Journal Of Vibration And Control Retracts 60 Articles At Once; Fraudulent ‘Peer-Review And Citation Ring’ Uncovered

Scientific Journal Retracts 60 'Peer-Reviewed' Articles
The Journal of Vibration and Control retracted 60 articles at once after the discovery of a "peer-review and citation ring." Shutterstock

The Journal of Vibration and Control has retracted 60 scientific articles after the discovery of a “peer-review and citation ring,” helping academics facing the existential crisis: publish or perish.

The scientific journal covers “vibration phenomena and their control” as one of the titles from SAGE Publishers. The Washington Post reported Friday that Ali H. Nayfeh, former editor-in-chief, learned of the fraud early last year, prompting a 14-month investigation by the journal. Editors say academics used false identities with corresponding email addresses to pose as peer-reviewers in SAGE’s publishing system. As many as 130 false names were used in the fraudulent review process, the Post said.

At the center of the investigation was Peter Chen, a research scientist at the National Pingtung University of Education in Taiwan, who was accused of reviewing his own paper while posing as another academic.

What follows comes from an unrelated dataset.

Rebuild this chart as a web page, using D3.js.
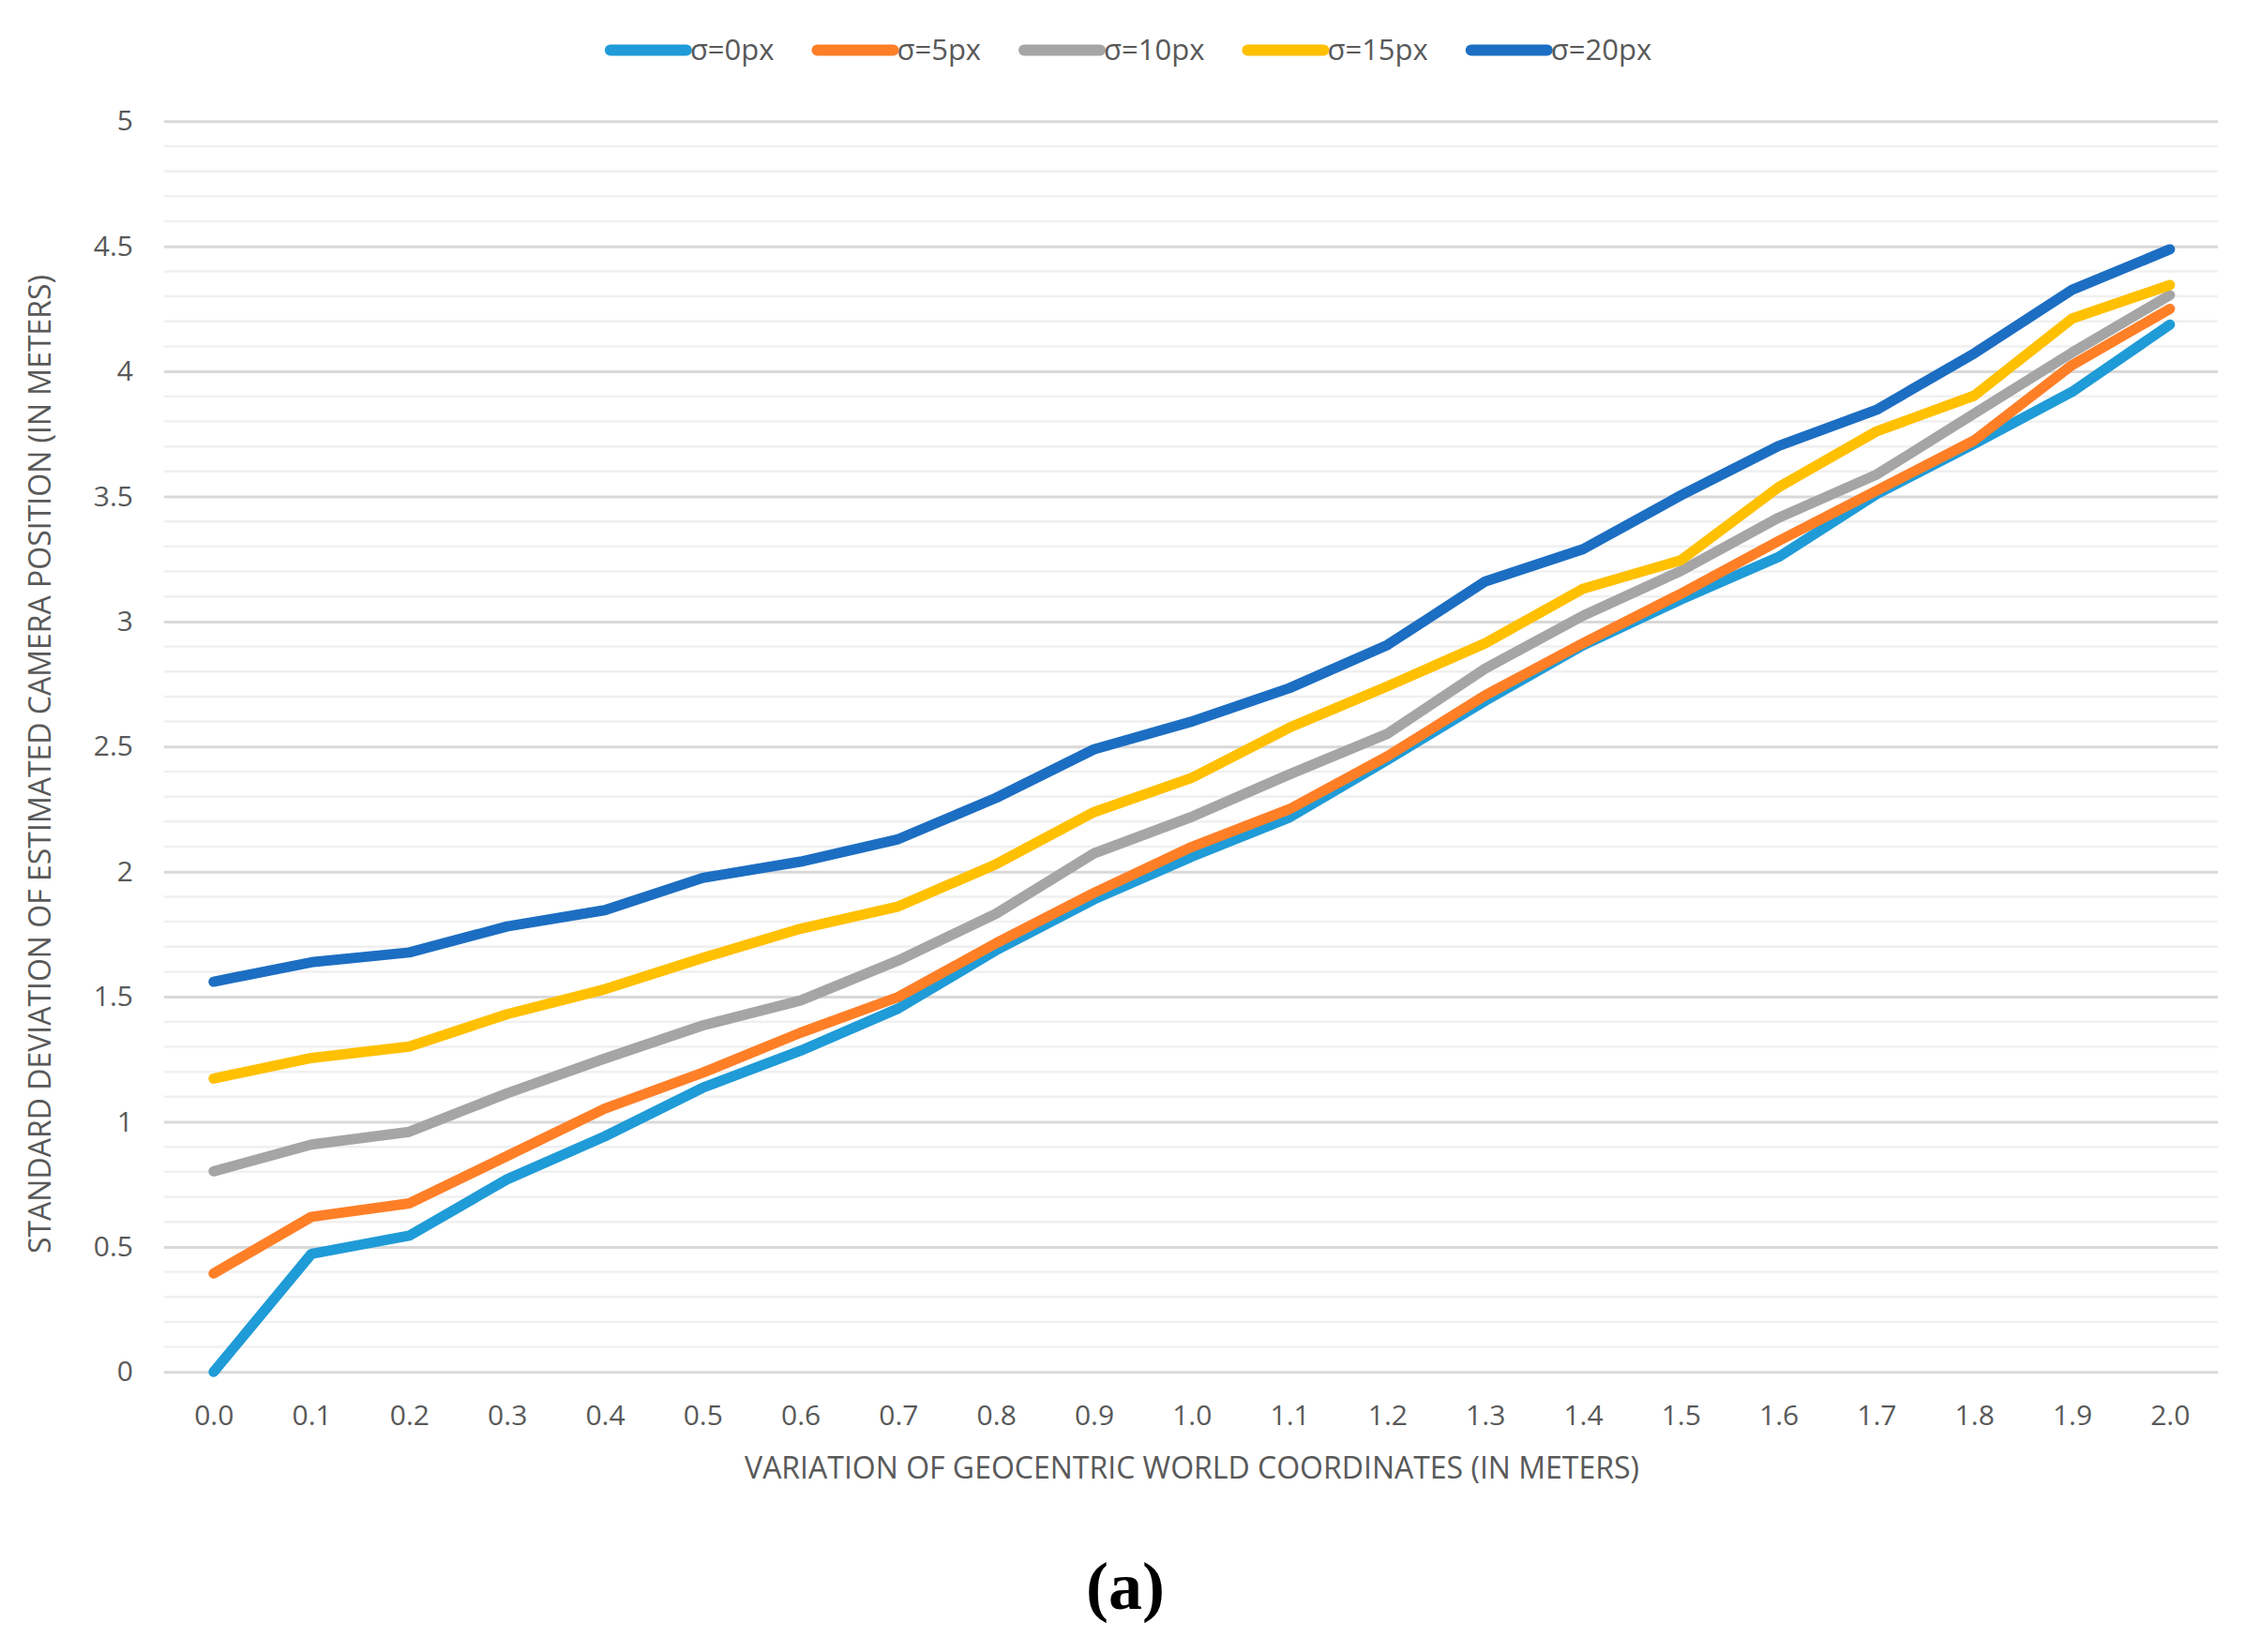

Chen has since resigned his position at the university, SAGE said in a statement.

“We regret that individual authors have compromised the academic record by perverting the peer review process and apologise to readers,” SAGE said. “On uncovering problems with peer review and citation SAGE immediately put steps in place to avoid similar vulnerability of the Journal to exploitation in the future.”

Each of the 60 articles identified by the publisher as fraudulent included at least one author or reviewer found to be false. “While investigating the JVC papers submitted and reviewed by Peter Chen, it was discovered that the author had created various aliases on SAGE Track, providing different email addresses to set up more than one account,” SAGE said. “Consequently, SAGE scrutinised further the co-authors of and reviewers selected for Peter Chen’s papers, these names appeared to form part of a peer review ring.”

On at least one occasion, SAGE said, Chen reviewed his own paper. Aside from fraudulent peer-review, more common forms of scientific cheating include plagiarism of other authors as well as the blatant fabrication of data.